EXERCISE AIM → Every line below should be repeated exactly.

-*-

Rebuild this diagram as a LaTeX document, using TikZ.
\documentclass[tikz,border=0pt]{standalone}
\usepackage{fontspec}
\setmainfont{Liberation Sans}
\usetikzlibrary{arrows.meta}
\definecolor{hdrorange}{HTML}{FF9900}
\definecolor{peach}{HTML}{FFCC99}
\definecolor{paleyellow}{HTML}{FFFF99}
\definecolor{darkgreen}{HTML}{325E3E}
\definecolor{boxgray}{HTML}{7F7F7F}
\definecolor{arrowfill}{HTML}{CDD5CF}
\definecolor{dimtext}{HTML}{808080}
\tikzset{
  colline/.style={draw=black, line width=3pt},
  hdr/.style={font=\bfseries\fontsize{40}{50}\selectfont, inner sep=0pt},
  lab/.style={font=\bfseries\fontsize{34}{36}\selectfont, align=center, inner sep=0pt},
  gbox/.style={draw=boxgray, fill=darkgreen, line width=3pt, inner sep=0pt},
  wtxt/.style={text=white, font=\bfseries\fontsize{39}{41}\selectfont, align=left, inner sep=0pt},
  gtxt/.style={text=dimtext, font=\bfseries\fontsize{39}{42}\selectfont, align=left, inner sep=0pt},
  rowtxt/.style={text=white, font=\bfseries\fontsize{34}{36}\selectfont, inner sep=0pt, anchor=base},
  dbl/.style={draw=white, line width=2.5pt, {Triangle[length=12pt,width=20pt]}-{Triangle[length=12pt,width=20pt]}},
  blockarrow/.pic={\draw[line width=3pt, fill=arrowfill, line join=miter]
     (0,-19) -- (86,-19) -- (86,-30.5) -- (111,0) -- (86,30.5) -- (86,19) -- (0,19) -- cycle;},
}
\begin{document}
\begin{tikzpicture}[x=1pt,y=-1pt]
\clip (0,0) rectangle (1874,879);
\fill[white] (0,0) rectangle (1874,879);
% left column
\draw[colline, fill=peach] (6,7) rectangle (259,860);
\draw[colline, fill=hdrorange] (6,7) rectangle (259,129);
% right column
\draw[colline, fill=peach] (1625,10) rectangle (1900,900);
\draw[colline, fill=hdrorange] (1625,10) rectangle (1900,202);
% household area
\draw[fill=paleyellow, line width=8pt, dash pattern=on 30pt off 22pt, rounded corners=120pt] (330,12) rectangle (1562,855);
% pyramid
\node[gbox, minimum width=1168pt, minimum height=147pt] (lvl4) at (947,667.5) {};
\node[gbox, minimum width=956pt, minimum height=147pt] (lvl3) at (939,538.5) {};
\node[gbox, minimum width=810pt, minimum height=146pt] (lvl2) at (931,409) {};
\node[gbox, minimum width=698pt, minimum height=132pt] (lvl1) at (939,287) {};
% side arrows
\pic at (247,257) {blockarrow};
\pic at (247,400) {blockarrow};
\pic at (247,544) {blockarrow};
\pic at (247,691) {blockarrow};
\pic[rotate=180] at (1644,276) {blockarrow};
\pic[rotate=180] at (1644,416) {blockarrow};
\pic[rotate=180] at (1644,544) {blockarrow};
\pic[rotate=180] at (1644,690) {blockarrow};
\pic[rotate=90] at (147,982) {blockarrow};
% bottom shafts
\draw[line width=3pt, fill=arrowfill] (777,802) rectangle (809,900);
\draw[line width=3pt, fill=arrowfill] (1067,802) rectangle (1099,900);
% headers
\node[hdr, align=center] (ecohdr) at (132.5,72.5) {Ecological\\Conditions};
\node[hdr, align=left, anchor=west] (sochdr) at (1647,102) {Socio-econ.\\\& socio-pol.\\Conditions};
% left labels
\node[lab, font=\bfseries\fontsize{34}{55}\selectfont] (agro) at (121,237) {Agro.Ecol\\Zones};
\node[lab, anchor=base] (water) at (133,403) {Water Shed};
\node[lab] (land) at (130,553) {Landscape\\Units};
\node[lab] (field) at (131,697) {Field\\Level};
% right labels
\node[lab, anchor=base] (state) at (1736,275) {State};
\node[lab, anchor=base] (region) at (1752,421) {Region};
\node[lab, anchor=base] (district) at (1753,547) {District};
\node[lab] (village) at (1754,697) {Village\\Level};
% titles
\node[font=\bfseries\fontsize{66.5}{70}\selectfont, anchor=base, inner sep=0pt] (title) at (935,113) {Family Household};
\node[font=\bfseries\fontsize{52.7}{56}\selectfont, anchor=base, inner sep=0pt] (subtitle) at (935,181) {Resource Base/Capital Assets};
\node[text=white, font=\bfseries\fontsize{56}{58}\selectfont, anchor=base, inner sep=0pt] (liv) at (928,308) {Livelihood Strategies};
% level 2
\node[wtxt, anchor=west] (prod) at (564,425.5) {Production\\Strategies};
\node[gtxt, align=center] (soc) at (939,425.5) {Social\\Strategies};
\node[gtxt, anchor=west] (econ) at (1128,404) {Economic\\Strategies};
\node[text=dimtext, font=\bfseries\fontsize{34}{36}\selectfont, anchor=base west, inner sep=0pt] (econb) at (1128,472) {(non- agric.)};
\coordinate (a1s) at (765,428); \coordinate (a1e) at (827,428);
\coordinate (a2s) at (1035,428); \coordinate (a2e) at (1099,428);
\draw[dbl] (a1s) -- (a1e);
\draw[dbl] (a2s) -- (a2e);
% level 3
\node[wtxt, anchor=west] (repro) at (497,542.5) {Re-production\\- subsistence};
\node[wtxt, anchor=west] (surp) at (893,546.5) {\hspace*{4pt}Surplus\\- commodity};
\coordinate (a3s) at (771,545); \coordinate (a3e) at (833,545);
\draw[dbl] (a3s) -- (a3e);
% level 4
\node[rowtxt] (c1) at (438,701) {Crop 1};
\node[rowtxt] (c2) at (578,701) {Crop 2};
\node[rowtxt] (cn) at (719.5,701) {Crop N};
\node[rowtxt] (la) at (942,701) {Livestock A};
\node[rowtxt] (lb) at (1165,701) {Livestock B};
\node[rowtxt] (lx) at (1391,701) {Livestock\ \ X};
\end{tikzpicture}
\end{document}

-*-

THE REPLY →
Rebuild this diagram as a LaTeX document, using TikZ.
\documentclass[tikz,border=0pt]{standalone}
\usepackage{fontspec}
\setmainfont{Liberation Sans}
\usetikzlibrary{arrows.meta}
\definecolor{hdrorange}{HTML}{FF9900}
\definecolor{peach}{HTML}{FFCC99}
\definecolor{paleyellow}{HTML}{FFFF99}
\definecolor{darkgreen}{HTML}{325E3E}
\definecolor{boxgray}{HTML}{7F7F7F}
\definecolor{arrowfill}{HTML}{CDD5CF}
\definecolor{dimtext}{HTML}{808080}
\tikzset{
  colline/.style={draw=black, line width=3pt},
  hdr/.style={font=\bfseries\fontsize{40}{50}\selectfont, inner sep=0pt},
  lab/.style={font=\bfseries\fontsize{34}{36}\selectfont, align=center, inner sep=0pt},
  gbox/.style={draw=boxgray, fill=darkgreen, line width=3pt, inner sep=0pt},
  wtxt/.style={text=white, font=\bfseries\fontsize{39}{41}\selectfont, align=left, inner sep=0pt},
  gtxt/.style={text=dimtext, font=\bfseries\fontsize{39}{42}\selectfont, align=left, inner sep=0pt},
  rowtxt/.style={text=white, font=\bfseries\fontsize{34}{36}\selectfont, inner sep=0pt, anchor=base},
  dbl/.style={draw=white, line width=2.5pt, {Triangle[length=12pt,width=20pt]}-{Triangle[length=12pt,width=20pt]}},
  blockarrow/.pic={\draw[line width=3pt, fill=arrowfill, line join=miter]
     (0,-19) -- (86,-19) -- (86,-30.5) -- (111,0) -- (86,30.5) -- (86,19) -- (0,19) -- cycle;},
}
\begin{document}
\begin{tikzpicture}[x=1pt,y=-1pt]
\clip (0,0) rectangle (1874,879);
\fill[white] (0,0) rectangle (1874,879);
% left column
\draw[colline, fill=peach] (6,7) rectangle (259,860);
\draw[colline, fill=hdrorange] (6,7) rectangle (259,129);
% right column
\draw[colline, fill=peach] (1625,10) rectangle (1900,900);
\draw[colline, fill=hdrorange] (1625,10) rectangle (1900,202);
% household area
\draw[fill=paleyellow, line width=8pt, dash pattern=on 30pt off 22pt, rounded corners=120pt] (330,12) rectangle (1562,855);
% pyramid
\node[gbox, minimum width=1168pt, minimum height=147pt] (lvl4) at (947,667.5) {};
\node[gbox, minimum width=956pt, minimum height=147pt] (lvl3) at (939,538.5) {};
\node[gbox, minimum width=810pt, minimum height=146pt] (lvl2) at (931,409) {};
\node[gbox, minimum width=698pt, minimum height=132pt] (lvl1) at (939,287) {};
% side arrows
\pic at (247,257) {blockarrow};
\pic at (247,400) {blockarrow};
\pic at (247,544) {blockarrow};
\pic at (247,691) {blockarrow};
\pic[rotate=180] at (1644,276) {blockarrow};
\pic[rotate=180] at (1644,416) {blockarrow};
\pic[rotate=180] at (1644,544) {blockarrow};
\pic[rotate=180] at (1644,690) {blockarrow};
\pic[rotate=90] at (147,982) {blockarrow};
% bottom shafts
\draw[line width=3pt, fill=arrowfill] (777,802) rectangle (809,900);
\draw[line width=3pt, fill=arrowfill] (1067,802) rectangle (1099,900);
% headers
\node[hdr, align=center] (ecohdr) at (132.5,72.5) {Ecological\\Conditions};
\node[hdr, align=left, anchor=west] (sochdr) at (1647,102) {Socio-econ.\\\& socio-pol.\\Conditions};
% left labels
\node[lab, font=\bfseries\fontsize{34}{55}\selectfont] (agro) at (121,237) {Agro.Ecol\\Zones};
\node[lab, anchor=base] (water) at (133,403) {Water Shed};
\node[lab] (land) at (130,553) {Landscape\\Units};
\node[lab] (field) at (131,697) {Field\\Level};
% right labels
\node[lab, anchor=base] (state) at (1736,275) {State};
\node[lab, anchor=base] (region) at (1752,421) {Region};
\node[lab, anchor=base] (district) at (1753,547) {District};
\node[lab] (village) at (1754,697) {Village\\Level};
% titles
\node[font=\bfseries\fontsize{66.5}{70}\selectfont, anchor=base, inner sep=0pt] (title) at (935,113) {Family Household};
\node[font=\bfseries\fontsize{52.7}{56}\selectfont, anchor=base, inner sep=0pt] (subtitle) at (935,181) {Resource Base/Capital Assets};
\node[text=white, font=\bfseries\fontsize{56}{58}\selectfont, anchor=base, inner sep=0pt] (liv) at (928,308) {Livelihood Strategies};
% level 2
\node[wtxt, anchor=west] (prod) at (564,425.5) {Production\\Strategies};
\node[gtxt, align=center] (soc) at (939,425.5) {Social\\Strategies};
\node[gtxt, anchor=west] (econ) at (1128,404) {Economic\\Strategies};
\node[text=dimtext, font=\bfseries\fontsize{34}{36}\selectfont, anchor=base west, inner sep=0pt] (econb) at (1128,472) {(non- agric.)};
\coordinate (a1s) at (765,428); \coordinate (a1e) at (827,428);
\coordinate (a2s) at (1035,428); \coordinate (a2e) at (1099,428);
\draw[dbl] (a1s) -- (a1e);
\draw[dbl] (a2s) -- (a2e);
% level 3
\node[wtxt, anchor=west] (repro) at (497,542.5) {Re-production\\- subsistence};
\node[wtxt, anchor=west] (surp) at (893,546.5) {\hspace*{4pt}Surplus\\- commodity};
\coordinate (a3s) at (771,545); \coordinate (a3e) at (833,545);
\draw[dbl] (a3s) -- (a3e);
% level 4
\node[rowtxt] (c1) at (438,701) {Crop 1};
\node[rowtxt] (c2) at (578,701) {Crop 2};
\node[rowtxt] (cn) at (719.5,701) {Crop N};
\node[rowtxt] (la) at (942,701) {Livestock A};
\node[rowtxt] (lb) at (1165,701) {Livestock B};
\node[rowtxt] (lx) at (1391,701) {Livestock\ \ X};
\end{tikzpicture}
\end{document}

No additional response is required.